[Set task] Go through the material below and copy each line where the word "chart" appears.

[Collected data]
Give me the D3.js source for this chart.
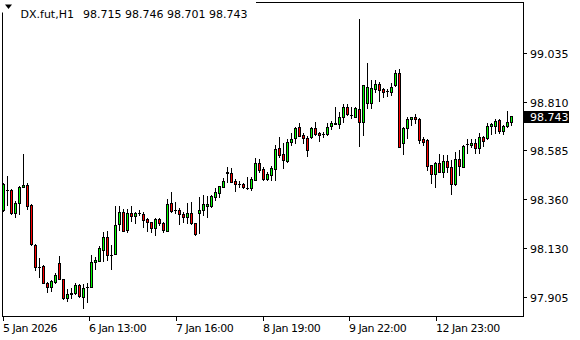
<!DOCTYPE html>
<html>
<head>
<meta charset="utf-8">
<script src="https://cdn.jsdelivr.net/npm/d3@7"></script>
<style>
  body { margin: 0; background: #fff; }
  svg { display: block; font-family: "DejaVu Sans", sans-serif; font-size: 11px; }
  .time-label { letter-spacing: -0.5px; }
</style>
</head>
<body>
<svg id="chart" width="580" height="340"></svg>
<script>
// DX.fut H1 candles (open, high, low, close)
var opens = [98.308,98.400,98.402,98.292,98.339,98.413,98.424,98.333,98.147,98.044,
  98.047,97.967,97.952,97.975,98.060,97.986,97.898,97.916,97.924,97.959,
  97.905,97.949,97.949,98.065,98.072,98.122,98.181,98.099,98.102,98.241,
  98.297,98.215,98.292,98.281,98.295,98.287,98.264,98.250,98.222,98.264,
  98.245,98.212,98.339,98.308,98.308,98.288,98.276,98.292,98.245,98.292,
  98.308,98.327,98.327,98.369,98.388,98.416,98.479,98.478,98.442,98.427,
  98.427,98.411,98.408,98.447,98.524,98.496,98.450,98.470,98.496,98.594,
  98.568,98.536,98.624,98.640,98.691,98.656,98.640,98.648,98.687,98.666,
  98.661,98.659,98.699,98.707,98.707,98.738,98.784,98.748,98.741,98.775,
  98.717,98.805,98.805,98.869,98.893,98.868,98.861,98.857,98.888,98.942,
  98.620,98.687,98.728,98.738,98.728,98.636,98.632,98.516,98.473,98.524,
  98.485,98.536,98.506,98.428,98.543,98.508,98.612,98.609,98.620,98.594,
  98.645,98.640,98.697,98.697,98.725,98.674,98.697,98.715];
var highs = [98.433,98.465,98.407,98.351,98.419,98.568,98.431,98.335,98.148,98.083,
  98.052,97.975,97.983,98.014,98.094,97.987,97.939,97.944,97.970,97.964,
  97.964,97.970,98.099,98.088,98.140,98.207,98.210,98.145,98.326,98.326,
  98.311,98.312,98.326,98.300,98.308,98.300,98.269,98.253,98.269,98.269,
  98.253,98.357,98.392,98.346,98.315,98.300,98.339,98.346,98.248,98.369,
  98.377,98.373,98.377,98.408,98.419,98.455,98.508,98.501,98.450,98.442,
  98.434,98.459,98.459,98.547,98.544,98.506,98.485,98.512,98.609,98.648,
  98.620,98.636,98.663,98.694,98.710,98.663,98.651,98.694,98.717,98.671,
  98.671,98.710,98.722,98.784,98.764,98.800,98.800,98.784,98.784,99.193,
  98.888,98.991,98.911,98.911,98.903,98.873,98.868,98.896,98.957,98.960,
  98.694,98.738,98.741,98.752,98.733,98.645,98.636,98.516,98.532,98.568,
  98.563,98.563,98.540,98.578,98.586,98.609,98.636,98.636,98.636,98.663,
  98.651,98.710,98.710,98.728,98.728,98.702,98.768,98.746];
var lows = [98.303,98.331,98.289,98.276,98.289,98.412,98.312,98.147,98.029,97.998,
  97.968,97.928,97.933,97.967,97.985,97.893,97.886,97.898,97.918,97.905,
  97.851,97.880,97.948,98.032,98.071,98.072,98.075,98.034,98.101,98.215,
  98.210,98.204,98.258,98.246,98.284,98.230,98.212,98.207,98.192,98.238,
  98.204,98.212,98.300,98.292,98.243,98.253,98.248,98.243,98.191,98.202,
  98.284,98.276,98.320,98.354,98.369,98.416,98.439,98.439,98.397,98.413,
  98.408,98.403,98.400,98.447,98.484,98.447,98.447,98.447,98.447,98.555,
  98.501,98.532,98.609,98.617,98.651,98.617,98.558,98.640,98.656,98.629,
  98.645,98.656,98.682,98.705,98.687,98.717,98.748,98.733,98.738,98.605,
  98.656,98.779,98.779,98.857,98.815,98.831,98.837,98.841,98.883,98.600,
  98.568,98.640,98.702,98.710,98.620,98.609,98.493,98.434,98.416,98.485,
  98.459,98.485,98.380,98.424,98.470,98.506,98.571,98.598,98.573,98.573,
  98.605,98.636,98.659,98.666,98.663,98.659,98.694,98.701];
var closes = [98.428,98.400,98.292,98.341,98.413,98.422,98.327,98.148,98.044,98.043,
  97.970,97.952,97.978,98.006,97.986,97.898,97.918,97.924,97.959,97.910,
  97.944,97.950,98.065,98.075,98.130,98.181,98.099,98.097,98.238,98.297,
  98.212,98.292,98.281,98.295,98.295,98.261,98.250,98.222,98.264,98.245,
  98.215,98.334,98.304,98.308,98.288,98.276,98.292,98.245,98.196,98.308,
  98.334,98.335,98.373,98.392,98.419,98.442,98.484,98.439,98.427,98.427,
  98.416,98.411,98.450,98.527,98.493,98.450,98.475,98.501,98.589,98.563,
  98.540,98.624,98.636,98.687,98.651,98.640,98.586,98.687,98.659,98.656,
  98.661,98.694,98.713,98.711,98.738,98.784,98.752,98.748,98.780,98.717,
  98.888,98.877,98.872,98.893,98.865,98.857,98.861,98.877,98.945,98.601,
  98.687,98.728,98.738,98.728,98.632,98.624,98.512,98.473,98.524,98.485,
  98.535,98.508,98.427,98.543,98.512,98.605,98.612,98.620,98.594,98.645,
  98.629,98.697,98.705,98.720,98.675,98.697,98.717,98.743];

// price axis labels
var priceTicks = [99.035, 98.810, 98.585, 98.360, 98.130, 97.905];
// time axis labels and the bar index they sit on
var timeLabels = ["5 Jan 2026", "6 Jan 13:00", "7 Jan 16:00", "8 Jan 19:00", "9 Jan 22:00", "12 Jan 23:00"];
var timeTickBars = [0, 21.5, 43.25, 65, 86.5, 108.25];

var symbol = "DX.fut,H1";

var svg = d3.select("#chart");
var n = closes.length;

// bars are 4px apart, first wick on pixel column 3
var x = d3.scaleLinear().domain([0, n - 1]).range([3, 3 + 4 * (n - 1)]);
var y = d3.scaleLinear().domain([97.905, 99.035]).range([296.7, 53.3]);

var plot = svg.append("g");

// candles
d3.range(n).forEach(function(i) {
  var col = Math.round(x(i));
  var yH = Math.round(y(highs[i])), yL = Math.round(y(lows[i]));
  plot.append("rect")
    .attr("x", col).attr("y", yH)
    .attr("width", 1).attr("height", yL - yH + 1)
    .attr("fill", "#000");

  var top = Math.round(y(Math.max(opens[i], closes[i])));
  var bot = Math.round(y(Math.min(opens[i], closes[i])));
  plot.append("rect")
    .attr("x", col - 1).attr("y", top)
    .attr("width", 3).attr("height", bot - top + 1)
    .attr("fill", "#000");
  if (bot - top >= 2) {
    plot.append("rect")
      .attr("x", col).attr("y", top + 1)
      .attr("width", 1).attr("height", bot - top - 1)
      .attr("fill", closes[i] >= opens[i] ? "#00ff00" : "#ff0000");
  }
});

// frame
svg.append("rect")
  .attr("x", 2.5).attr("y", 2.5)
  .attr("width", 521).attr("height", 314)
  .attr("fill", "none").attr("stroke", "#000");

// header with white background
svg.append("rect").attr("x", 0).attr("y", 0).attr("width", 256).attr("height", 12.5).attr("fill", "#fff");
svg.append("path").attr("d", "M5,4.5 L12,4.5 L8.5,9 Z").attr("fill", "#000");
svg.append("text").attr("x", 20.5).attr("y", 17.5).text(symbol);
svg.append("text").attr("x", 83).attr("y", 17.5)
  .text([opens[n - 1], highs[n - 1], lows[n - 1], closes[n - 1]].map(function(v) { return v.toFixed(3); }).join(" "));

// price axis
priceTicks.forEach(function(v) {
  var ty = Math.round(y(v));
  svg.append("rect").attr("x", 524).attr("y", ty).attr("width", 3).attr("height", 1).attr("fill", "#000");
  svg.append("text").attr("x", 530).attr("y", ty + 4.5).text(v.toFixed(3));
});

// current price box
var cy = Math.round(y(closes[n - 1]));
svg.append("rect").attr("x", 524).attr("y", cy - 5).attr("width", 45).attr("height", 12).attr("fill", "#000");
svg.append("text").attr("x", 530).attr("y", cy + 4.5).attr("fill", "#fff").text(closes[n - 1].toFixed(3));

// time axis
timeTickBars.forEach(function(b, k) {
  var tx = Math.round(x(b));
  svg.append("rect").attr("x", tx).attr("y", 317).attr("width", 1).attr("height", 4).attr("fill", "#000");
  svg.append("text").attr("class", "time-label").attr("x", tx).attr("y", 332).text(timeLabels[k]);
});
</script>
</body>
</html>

[Output]
Give me the D3.js source for this chart.
<svg id="chart" width="580" height="340"></svg>
var svg = d3.select("#chart");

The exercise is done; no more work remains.